As climate talks ended today with an important package of decisions, the Center for International Environmental Law applauded the outcome as a reaffirmation of the multilateral process. Parties meeting here took important practical steps forward, including mandates to establish a new climate fund, develop guidelines on reporting, and establish a global mechanism to reduce emissions from deforestation. Countries also took decisions on adaptation, technology, and capacity building.

While key provisions of this compromise fall short of what is ultimately needed, the agreement has some of the main elements necessary for moving forward. There is much more work to do, both to develop what has been agreed upon in Cancun and to further negotiate a comprehensive climate agreement. The next Conference of the Parties to the climate convention meets a year from now in Durban, South Africa.

According to Steve Porter, Director of CIEL’s Climate Program, “Multilateralism is very much alive: countries are back in the sandbox and now they must keep playing.”

The “Cancun Package” represents a “trust, but verify” attitude on actions to address climate change, including guidelines on monitoring, reporting and verification of their actions. “Nations have recognized that commitments must be more than aspirational goals,” said CIEL attorney Niranjali Amerasinghe. “Now that the basic foundation has been laid, we have a responsibility to keep negotiators’ feet to the fire and ensure a comprehensive agreement with environmental integrity that is accountable to the global community.”

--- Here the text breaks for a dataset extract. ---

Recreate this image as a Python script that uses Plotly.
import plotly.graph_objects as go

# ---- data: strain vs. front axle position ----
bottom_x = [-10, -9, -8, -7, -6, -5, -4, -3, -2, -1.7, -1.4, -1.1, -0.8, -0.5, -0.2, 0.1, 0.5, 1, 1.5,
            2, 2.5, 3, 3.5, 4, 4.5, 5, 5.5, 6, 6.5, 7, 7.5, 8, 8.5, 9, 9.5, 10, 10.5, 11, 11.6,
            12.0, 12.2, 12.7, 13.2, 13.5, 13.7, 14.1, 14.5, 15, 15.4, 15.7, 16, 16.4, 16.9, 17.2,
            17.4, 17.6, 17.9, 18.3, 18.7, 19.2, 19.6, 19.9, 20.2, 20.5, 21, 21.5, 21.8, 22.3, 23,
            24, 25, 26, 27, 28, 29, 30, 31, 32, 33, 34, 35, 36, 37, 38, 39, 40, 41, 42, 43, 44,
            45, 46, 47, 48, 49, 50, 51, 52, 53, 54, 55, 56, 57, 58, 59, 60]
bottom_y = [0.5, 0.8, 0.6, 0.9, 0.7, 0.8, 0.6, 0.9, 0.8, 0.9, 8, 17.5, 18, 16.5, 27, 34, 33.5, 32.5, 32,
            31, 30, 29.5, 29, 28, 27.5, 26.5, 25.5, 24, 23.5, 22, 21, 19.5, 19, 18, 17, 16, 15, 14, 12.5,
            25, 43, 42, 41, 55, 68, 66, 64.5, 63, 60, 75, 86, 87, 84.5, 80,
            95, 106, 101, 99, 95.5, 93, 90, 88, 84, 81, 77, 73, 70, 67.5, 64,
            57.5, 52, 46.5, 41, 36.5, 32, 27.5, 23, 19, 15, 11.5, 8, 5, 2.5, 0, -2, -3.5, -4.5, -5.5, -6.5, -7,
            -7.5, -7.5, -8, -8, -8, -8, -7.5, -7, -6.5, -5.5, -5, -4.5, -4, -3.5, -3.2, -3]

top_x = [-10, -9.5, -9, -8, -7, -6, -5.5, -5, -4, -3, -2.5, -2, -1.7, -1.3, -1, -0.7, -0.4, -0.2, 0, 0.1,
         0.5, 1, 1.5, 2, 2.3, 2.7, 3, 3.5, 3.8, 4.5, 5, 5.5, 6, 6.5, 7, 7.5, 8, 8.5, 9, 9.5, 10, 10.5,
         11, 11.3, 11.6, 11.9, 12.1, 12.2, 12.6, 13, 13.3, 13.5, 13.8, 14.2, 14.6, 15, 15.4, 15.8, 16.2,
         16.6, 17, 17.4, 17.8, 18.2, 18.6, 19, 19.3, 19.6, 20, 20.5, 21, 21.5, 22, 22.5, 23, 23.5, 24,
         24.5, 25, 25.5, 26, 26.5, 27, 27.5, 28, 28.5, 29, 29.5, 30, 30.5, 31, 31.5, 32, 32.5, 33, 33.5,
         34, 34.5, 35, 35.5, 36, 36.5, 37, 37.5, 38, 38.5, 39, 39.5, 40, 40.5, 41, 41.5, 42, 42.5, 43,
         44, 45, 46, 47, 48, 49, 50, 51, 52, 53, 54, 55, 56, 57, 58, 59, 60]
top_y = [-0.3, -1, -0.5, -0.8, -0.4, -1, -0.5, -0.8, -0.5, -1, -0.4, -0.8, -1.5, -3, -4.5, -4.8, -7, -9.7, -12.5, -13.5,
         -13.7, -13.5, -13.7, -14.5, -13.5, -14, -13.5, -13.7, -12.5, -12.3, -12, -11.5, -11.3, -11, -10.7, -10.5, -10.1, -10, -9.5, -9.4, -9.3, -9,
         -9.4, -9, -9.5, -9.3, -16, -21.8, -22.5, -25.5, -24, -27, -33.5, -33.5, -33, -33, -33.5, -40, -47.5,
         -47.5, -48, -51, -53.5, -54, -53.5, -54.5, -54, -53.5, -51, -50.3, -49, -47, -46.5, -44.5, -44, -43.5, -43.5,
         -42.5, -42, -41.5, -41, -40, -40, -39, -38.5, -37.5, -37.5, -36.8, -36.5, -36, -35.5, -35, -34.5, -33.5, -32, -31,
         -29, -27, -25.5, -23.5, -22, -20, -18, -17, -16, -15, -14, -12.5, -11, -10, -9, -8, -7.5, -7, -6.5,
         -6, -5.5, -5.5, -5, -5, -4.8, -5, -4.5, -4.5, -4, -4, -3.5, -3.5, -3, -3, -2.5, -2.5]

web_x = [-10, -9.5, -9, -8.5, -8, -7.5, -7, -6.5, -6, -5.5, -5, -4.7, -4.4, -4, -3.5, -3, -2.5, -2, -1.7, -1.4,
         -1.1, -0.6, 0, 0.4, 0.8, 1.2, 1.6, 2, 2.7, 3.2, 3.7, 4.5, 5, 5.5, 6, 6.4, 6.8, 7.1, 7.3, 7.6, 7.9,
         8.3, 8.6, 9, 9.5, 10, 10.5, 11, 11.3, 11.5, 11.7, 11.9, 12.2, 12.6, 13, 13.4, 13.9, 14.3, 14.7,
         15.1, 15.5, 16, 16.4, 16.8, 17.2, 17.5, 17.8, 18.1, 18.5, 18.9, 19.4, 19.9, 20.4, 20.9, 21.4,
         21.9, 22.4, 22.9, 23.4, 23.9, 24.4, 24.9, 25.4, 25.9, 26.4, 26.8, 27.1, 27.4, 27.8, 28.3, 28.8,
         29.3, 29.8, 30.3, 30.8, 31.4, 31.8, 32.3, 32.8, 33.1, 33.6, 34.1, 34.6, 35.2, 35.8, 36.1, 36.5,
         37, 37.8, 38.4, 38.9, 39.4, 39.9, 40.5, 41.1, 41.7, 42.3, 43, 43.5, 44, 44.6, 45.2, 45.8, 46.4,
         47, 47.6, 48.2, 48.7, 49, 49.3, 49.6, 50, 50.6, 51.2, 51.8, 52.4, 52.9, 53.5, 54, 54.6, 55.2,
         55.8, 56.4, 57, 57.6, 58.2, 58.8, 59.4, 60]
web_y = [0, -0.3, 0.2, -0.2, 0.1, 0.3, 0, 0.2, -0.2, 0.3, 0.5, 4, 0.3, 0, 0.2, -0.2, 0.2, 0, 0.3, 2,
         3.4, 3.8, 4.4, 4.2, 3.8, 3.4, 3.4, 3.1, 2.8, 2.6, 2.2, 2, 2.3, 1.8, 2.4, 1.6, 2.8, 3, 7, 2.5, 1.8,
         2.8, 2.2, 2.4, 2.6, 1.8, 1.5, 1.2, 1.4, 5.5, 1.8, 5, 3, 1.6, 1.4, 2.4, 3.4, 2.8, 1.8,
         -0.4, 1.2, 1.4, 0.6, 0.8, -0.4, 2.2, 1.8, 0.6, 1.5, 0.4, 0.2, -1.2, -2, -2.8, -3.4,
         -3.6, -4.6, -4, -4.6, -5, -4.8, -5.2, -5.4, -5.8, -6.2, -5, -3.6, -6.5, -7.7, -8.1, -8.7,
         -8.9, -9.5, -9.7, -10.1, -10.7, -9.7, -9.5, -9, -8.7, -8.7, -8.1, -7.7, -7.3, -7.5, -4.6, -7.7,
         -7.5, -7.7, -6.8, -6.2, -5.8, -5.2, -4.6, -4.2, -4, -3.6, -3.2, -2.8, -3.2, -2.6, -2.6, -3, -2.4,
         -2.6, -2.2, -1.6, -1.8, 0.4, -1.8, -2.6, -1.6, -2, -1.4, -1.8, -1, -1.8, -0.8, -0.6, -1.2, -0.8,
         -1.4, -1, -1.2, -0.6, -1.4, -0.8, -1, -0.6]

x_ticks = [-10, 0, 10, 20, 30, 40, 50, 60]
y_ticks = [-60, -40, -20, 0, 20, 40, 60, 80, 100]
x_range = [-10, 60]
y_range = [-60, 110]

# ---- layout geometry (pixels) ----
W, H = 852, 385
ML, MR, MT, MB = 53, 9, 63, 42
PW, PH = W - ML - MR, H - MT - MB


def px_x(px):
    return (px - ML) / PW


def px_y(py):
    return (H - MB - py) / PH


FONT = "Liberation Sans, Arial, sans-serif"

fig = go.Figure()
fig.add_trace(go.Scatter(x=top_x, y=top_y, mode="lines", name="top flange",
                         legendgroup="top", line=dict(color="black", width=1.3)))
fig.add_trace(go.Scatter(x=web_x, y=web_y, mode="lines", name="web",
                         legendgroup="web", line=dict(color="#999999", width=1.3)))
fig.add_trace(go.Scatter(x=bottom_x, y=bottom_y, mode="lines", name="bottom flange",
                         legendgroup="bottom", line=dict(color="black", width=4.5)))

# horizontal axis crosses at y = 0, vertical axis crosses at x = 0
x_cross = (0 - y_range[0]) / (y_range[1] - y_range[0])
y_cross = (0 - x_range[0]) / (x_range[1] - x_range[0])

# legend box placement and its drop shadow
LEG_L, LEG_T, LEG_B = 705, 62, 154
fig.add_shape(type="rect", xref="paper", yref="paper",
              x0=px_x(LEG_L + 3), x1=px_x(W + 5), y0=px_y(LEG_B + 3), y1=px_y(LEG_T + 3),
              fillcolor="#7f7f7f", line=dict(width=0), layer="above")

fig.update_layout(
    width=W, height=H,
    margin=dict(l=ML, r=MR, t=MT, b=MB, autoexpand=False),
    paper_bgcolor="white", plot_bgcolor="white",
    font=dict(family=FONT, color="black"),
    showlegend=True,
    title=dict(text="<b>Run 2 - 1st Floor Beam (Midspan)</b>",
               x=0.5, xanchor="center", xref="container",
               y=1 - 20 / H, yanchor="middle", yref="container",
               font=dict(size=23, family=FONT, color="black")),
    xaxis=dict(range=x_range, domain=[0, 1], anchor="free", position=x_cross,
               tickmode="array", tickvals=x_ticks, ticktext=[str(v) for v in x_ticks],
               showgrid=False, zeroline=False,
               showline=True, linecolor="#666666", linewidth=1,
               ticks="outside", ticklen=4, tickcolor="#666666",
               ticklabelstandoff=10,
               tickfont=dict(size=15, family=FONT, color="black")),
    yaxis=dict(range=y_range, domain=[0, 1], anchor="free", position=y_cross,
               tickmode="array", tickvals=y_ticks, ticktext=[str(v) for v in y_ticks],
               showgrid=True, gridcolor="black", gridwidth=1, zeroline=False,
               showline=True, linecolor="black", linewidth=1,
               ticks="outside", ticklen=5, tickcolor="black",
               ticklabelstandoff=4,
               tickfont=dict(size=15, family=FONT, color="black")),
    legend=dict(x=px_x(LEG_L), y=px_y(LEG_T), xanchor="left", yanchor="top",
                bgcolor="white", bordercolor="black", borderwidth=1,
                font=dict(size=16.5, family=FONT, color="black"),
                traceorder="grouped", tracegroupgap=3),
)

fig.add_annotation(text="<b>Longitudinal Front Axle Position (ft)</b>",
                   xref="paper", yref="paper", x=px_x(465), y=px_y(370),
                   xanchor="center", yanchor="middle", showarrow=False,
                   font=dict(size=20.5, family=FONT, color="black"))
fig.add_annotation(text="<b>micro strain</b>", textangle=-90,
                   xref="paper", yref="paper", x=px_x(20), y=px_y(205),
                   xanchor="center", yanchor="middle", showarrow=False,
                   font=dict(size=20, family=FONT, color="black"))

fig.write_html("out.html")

Countries included a milestone agreement on the role of tropical forests in addressing climate change, including limited provisions on rights, indigenous peoples and safeguards to help prevent environmental and social harms. “By recognizing that rights and safeguards are a key component to an agreement, REDD was able to move forward, helping lead to the package we now have before us,” said senior attorney Kristen Hite. “While provisions could be stronger, we have clear affirmation for what we’ve been saying all along: you can’t reduce deforestation without including indigenous peoples, rights, and biodiversity.”

The agreement establishes a new climate fund and sets up a committee to design the details, including social and environmental safeguards. It also recognizes that well-intentioned efforts to address climate change can result in adverse impacts, and establishes a new process to consider those impacts. Importantly, the agreement explicitly affirms that human rights must be respected in climate activities. "It is critical to include human rights protections in the international climate framework,” says attorney Alyssa Johl. “The Parties have taken an important step in recognizing their existing human rights obligations to safeguard the most vulnerable from the adverse impacts of climate change and climate change-related actions."

While an important step forward, there are also many things that still need to be decided, including concrete, country-specific targets for emissions reductions, how to capitalize the new climate fund, and how to move rights and safeguards beyond aspirational words into concrete actions. “Countries have invested serious efforts here to avoid planetary crisis, but there is much more to do and they need to be on their A-game as we move forward,” said Porter. “All eyes are on South Africa.”